Civil Liberties Quietly Being Dismantled
While the U-turns get the headlines, something quieter and much more sinister is happening in the background. Under Starmer's watch, the state has continued and intensified a crackdown on civil liberties. More surveillance. Greater police powers. The criminalisation of almost every meaningful form of protest. Statewatch, hardly a right-wing outfit, has documented this as a decline in rights from 2024 to 2026.
We now have a government that U-turns on benefits policy at the first sign of a difficult headline but quietly signs off on the erosion of ancient freedoms without a murmur of internal dissent. That tells you everything about what this government thinks actually matters.
Scotland Is a Warning
In Scotland, where Holyrood elections are just weeks away, Labour is polling third. Wes Streeting has effectively told the Scottish people that their vote in an independence referendum would be ignored. That is the voice of a party that has forgotten how democracy is supposed to work. You do not tell voters you are not interested in what they vote for.
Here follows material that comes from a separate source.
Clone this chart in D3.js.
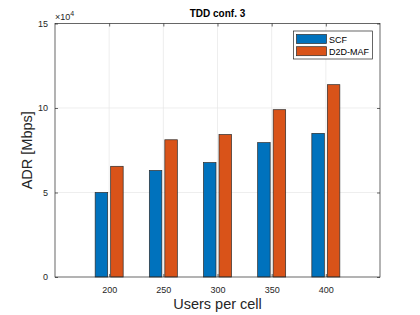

That is the route to political extinction, and in Scotland Labour seems determined to travel it.
The same instinct is showing up across the Labour project. Hector the public about what they voted for. Lecture them about what they should want. Reverse under pressure. Repeat. It is exhausting to watch, and increasingly it is exhausting to live under.
The Reform UK Alternative
Reform UK is offering something Labour simply cannot match: a clear, consistent programme. Lower taxes for working people. Controlled immigration. Reform of the NHS. Protection of free speech. Protection of pensioners. The defence of our borders and our institutions. Not everything in that programme will be popular with everyone. That is the point. You have to mean what you say.
Labour members themselves are now saying their government doesn't mean what it says. That is a damning verdict from the people paid to cheer for Keir Starmer. The country is drawing the same conclusion, and increasingly it is looking to Reform UK to do what this government will not.